It’s not the most likely state for Republicans to pick up a U.S. Senate seat in 2014, but North Carolina does attract RealClearPolitics analyst Sean Trende‘s attention in a column highlighting Senate seats that could flip from one major party to the other next year. Trende labels North Carolina a “Tier 2B” state, with four other (Tier 1 and Tier 2A) races more likely to lead to changes in partisan affiliation.
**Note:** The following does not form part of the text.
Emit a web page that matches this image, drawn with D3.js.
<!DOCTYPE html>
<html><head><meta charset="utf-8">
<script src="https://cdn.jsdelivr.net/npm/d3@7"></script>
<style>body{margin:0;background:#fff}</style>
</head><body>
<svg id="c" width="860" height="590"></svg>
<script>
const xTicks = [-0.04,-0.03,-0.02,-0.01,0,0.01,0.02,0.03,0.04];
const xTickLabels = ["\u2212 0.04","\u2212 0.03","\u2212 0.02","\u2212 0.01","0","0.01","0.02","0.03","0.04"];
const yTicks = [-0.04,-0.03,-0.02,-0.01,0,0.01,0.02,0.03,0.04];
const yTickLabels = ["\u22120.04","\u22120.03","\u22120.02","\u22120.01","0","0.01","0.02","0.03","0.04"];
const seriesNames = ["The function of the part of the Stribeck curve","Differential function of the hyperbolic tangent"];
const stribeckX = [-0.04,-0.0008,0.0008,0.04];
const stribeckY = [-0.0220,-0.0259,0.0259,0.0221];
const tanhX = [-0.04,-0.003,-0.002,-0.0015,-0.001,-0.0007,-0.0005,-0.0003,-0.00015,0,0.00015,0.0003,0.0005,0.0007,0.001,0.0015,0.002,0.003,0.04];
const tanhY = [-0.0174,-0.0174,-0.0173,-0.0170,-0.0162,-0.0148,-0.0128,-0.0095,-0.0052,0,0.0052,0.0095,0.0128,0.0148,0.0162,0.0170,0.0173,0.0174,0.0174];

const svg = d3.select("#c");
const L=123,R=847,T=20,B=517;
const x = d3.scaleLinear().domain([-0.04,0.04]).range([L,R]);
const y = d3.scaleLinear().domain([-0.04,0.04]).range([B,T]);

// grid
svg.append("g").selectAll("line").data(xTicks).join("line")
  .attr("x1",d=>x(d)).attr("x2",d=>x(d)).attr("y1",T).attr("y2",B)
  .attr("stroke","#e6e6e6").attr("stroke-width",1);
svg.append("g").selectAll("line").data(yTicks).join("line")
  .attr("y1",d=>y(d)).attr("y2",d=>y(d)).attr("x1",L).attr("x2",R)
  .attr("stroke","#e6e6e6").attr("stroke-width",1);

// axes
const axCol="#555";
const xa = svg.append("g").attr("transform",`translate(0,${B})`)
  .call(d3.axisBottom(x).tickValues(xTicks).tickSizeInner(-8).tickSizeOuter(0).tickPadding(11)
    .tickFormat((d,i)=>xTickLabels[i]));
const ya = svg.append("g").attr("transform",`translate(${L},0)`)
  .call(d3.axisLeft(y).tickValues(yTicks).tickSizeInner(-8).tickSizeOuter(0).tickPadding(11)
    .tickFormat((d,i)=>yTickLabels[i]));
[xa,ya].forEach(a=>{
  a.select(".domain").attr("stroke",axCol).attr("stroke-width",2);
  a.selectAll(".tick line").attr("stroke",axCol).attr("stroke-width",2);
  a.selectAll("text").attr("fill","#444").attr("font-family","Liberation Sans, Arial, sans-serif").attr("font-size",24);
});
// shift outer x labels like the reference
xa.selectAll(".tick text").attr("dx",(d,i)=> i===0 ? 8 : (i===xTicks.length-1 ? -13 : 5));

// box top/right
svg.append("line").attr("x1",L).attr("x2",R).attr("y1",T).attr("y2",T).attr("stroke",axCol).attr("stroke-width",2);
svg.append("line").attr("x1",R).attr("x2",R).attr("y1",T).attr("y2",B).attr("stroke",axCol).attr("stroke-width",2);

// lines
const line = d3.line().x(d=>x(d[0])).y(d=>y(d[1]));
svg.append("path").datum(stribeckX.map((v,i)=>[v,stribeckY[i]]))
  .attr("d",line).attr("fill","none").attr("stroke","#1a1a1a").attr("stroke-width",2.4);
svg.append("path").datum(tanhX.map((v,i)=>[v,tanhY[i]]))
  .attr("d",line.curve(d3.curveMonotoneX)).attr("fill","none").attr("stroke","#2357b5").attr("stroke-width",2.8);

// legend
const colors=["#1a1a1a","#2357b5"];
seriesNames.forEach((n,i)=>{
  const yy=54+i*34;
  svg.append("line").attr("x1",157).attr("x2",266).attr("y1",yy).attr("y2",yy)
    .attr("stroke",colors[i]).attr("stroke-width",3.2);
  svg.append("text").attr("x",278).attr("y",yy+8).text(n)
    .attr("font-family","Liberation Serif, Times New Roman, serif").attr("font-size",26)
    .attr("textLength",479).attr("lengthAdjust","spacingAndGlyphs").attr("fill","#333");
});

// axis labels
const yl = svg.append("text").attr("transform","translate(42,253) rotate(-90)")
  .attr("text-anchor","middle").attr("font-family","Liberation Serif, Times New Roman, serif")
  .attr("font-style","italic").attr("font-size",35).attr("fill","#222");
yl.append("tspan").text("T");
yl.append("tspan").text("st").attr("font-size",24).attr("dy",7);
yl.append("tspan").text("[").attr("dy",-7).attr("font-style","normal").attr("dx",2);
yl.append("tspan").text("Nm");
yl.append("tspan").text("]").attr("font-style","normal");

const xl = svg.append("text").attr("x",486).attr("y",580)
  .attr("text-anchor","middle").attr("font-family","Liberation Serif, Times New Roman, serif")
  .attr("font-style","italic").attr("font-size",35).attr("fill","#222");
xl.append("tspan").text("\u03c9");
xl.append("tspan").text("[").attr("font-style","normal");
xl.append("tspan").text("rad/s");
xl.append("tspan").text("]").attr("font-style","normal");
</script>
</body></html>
This race is a lot like Louisiana. [Kay] Hagan was able to win against a weak Republican incumbent in 2008 in part because of turnout the Obama campaign generated. That turnout dissipated in 2010, as Republican Sen. Richard Burr won by the largest margin of any Senate candidate in North Carolina since 1974. Now it’s Hagan’s turn to run in the off-year electorate. Polling has steadily shown her narrowly leading state House Majority Leader Thom Tillis, although her margins are in single digits and she takes around 45 percent of the vote here.
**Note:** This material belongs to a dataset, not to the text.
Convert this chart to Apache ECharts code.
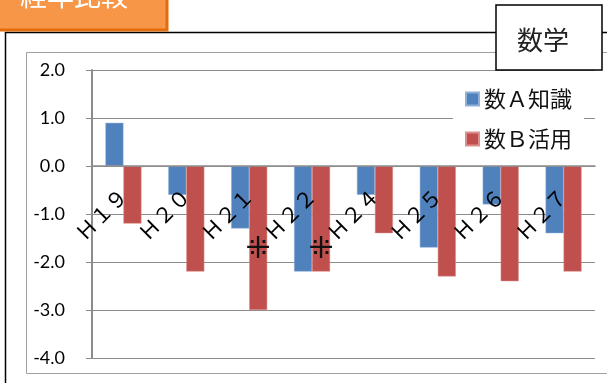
<!DOCTYPE html>
<html>
<head>
<meta charset="utf-8">
<script src="https://cdn.jsdelivr.net/npm/echarts@6/dist/echarts.min.js"></script>
<style>
  html, body { margin: 0; padding: 0; background: #fff; }
  #main { width: 607px; height: 383px; }
</style>
</head>
<body>
<div id="main"></div>
<script>
// 年度
const categories = ['Ｈ１９', 'Ｈ２０', 'Ｈ２１', 'Ｈ２２', 'Ｈ２４', 'Ｈ２５', 'Ｈ２６', 'Ｈ２７']
// 全国との差
const mathA = [0.9, -0.6, -1.3, -2.2, -0.6, -1.7, -0.8, -1.4]
const mathB = [-1.2, -2.2, -3.0, -2.2, -1.4, -2.3, -2.4, -2.2]
const noteMarks = ['', '', '⁜', '⁜', '', '', '', '']
const yTicks = [-4, -3, -2, -1, 0, 1, 2]

const chart = echarts.init(document.getElementById('main'))

const option = {
  animation: false,
  backgroundColor: '#fff',
  grid: { left: 92, right: 12, top: 70, bottom: 25, containLabel: false, outerBoundsMode: 'none' },
  legend: {
    orient: 'vertical',
    left: 453,
    top: 80,
    padding: [8, 12, 8, 12],
    backgroundColor: '#fff',
    itemWidth: 13,
    itemHeight: 13,
    itemGap: 18,
    icon: 'rect',
    textStyle: { fontSize: 22, color: '#111', fontFamily: 'Noto Sans CJK JP' },
    data: ['数Ａ知識', '数Ｂ活用']
  },
  xAxis: {
    type: 'category',
    data: categories,
    // 0の線にラベルを置く（grid下端から上へ移動）
    offset: -192,
    z: 5,
    axisLine: { onZero: false, lineStyle: { color: '#8c8c8c', width: 1.5 } },
    axisTick: { show: false },
    axisLabel: {
      rotate: 45,
      margin: 26,
      interval: 0,
      fontSize: 21,
      color: '#000',
      fontFamily: 'Noto Sans CJK JP'
    }
  },
  yAxis: {
    type: 'value',
    min: yTicks[0],
    max: yTicks[yTicks.length - 1],
    interval: 1,
    axisLine: { show: true, lineStyle: { color: '#8c8c8c', width: 2 } },
    axisTick: { show: true, length: 6, lineStyle: { color: '#8c8c8c' } },
    splitLine: { lineStyle: { color: '#8c8c8c', width: 1 } },
    axisLabel: {
      margin: 27,
      fontSize: 18,
      color: '#000',
      fontFamily: 'Lato',
      formatter: v => v.toFixed(1)
    }
  },
  series: [
    {
      name: '数Ａ知識',
      type: 'bar',
      barWidth: 18,
      barGap: 0,
      itemStyle: { color: '#4F81BD', borderColor: '#8fb0d8', borderWidth: 0.5 },
      data: mathA
    },
    {
      name: '数Ｂ活用',
      type: 'bar',
      barWidth: 18,
      barGap: 0,
      itemStyle: { color: '#C0504D', borderColor: '#dc8f8d', borderWidth: 0.5 },
      data: mathB.map((v, i) => ({
        value: v,
        label: {
          show: noteMarks[i] !== '',
          position: ['50%', 84],
          align: 'center',
          verticalAlign: 'middle',
          formatter: noteMarks[i],
          fontSize: 30,
          color: '#111',
          fontFamily: 'DejaVu Sans'
        }
      }))
    }
  ],
  graphic: [
    // 外枠
    {
      type: 'rect', z: -10,
      shape: { x: 5.5, y: 32.5, width: 700, height: 400 },
      style: { fill: 'none', stroke: '#000', lineWidth: 1.5 }
    },
    {
      type: 'rect', z: -9,
      shape: { x: 26.5, y: 52.5, width: 700, height: 321 },
      style: { fill: 'none', stroke: '#a0a0a0', lineWidth: 1 }
    },
    // 経年比較タブ
    {
      type: 'rect', z: 50,
      shape: { x: -5, y: -10, width: 172, height: 40 },
      style: { fill: '#F79646', stroke: '#E46C0A', lineWidth: 3 }
    },
    {
      type: 'text', z: 51,
      x: 74, y: -4,
      style: {
        text: '経年比較', fill: '#fff', fontSize: 27,
        fontFamily: 'Noto Sans CJK JP', align: 'center', verticalAlign: 'middle'
      }
    },
    // タイトル
    {
      type: 'rect', z: 50,
      shape: { x: 496, y: 5, width: 106, height: 65 },
      style: { fill: '#fff', stroke: '#000', lineWidth: 1.5 }
    },
    {
      type: 'text', z: 51,
      x: 543, y: 40,
      style: {
        text: '数学', fill: '#222', fontSize: 26,
        fontFamily: 'Noto Sans CJK JP', align: 'center', verticalAlign: 'middle'
      }
    }
  ]
}

chart.setOption(option)
</script>
</body>
</html>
Complicating things, all of the polling is from Democratic survey firm PPP, which selects from registered voters who turned out in 2008, 2010 or 2012; in other words, they probably let through the “Obama electorate,” which may or may not materialize in 2014. Further complicating matters, Tillis is the face of the controversial North Carolina legislature; he may be a one-man turnout machine for Democrats. Of course, he has to make it through a crowded Republican primary first.